Örneğin, Taskforce on Nature-related Financial Disclosures (TNFD), şirketlerin raporlaması önerilen ancak zorunlu olmayan, bozulan toplam arazi alanı gibi 14 açıklama kategorisinden oluşan bir set geliştirmiştir. GRI’ın daha katı yaklaşımı biyoçeşitlilik alanına daha fazla şeffaflık ve sorumluluk getirebilir – tabii şirketler buna uygun raporlama yapmaya karar verirlerse.
Tartışmalı konular: tedarik zincirleri ve denkleştirmeler
GRI 101, biyoçeşitlilik kaybını ölçmek ve yönetmek için yeni en iyi uygulamaları içermekte ve şirketlerin doğrudan birincil etkenleri hakkında rapor vermelerini gerektirmektedir. Ayrıca konuma özgü etkileri ve bunların toplulukları nasıl etkilediğini de sormaktadır.

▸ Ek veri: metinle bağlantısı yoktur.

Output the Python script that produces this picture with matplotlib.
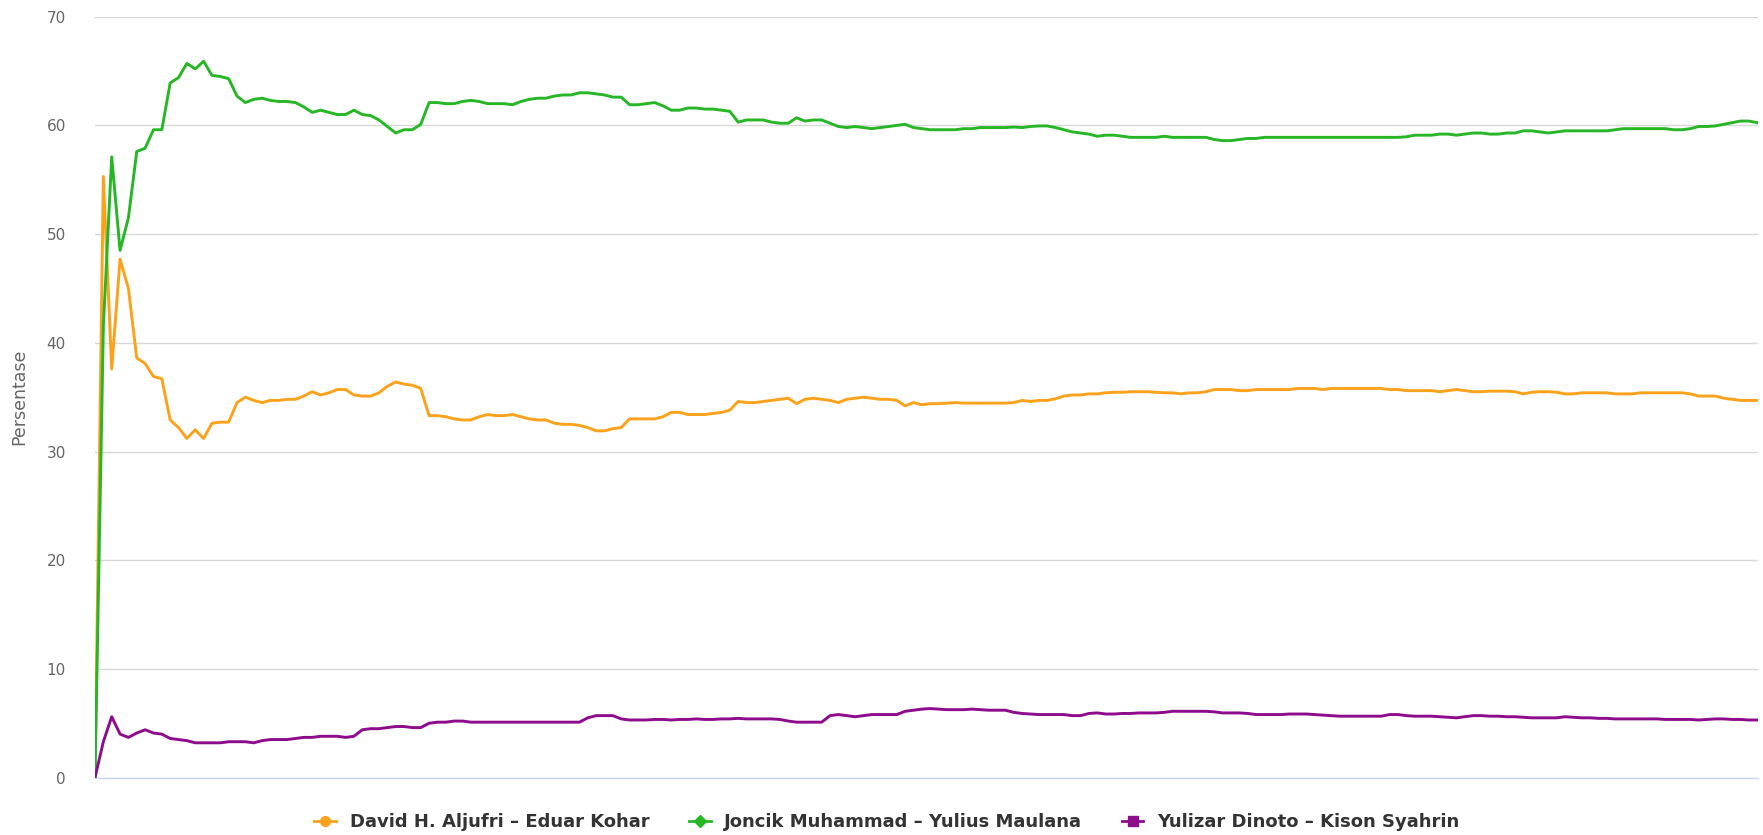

Chêne’ye göre, işletmelerin, sivil toplumun ve teknik uzmanların standart taslağına 122 görüş sunduğu kamu istişare sürecinde üç konu en tartışmalı konular olarak öne çıktı:
Tedarik zinciri açıklamaları: En önemli biyoçeşitlilik etkileri şirketlerin tedarik zincirlerinde ortaya çıkma eğilimindedir, ancak ilk kademenin ötesindeki tedarikçilerden veri almak zordur ve sahaya özgü bilgiler ticari açıdan hassas olabilir. GRI 101, şirketlerin tedarik zinciri etkilerini ülke düzeyinde raporlamasına izin verirken daha ayrıntılı konum verilerinin açıklanmasını teşvik eder.
Biyoçeşitlilik denkleştirmeleri: GRI, farklı sektörlerin bunları nasıl kullandığını ve en iyi uygulamaların neler olabileceğini daha iyi anlamak için şirketlerden denkleştirme uygulamaları hakkında raporlama yapmalarını ister. Şirketlerin denkleştirme hedefleri, coğrafi konumları, ilkeleri ve üçüncü taraf sertifikaları veya doğrulamaları hakkında bilgi vermeleri gerekmektedir.
Temel etkilerin önceliklendirilmesi: Tüm biyoçeşitlilik etkilerinin raporlanması neredeyse imkansızdır. GRI 101 en önemli olanlara odaklanır ve nasıl önceliklendirme yapılacağını önerir. Ancak bu, diğer çerçevelerde olduğu gibi, şirketlerin bazı öncelikli konular hakkında hiç raporlama yapmamayı seçebileceği anlamına gelmez.
Daha geniş doğa çerçevesi ortamında GRI
Son birkaç yıldır standart belirleyiciler ve hükümetler, iklim krizi için geliştirilen raporlama altyapısını biyoçeşitlilik krizine uyarlamak için çalışmaktadır. Bu çalışma, GBF’nin dünyanın bozulmuş arazilerinin yüzde 30’unu restore etmek gibi iddialı 2030 hedeflerine ulaşmak için hızla ilerlemeyi amaçlamaktadır. Yeni çerçevelerin, politikaların ve araçların geliştirilme hızı şirketleri şaşkına çevirdi.

GRI, TNFD veya Science Based Targets Network (SBTN) gibi diğer önde gelen çerçevelerle rekabet etmeye veya bu çerçevelerin çabalarını kopyalamaya çalışmamıştır. Bunun yerine GRI, çerçevelerin uyumlu olmasını sağlamak ve farklı rollerini ve hedeflerini güçlendirmek için ekipleriyle yakın iş birliği yaptı ve aynı teknik uzmanlardan bazılarından yararlandı: Chene “Hedef belirlemeniz gerekiyorsa SBTN’yi tercih edin. Etkinizi ölçmeniz gerekiyorsa TNFD’ye gidin. Ve eğer açıklama yapmak istiyorsanız GRI’a gidin.” dedi.
BM Çevre Programı, daha fazla açıklık sağlamak amacıyla, doğa ile ilgili en önde gelen değerlendirme ve açıklama çerçeveleri ve standartlarının kapsamını, öncelik tanımını ve tedarik zinciri kapsamını karşılaştıran bir analiz yayınlamıştır.
GRI 101 resmi olarak 1 Ocak 2026’da yürürlüğe girecek. Geçiş dönemi, şirketlerin yeni standarda ayak uydurmalarına olanak tanıyacak, ancak hazır olmaları halinde daha erken de benimseyebilecekler.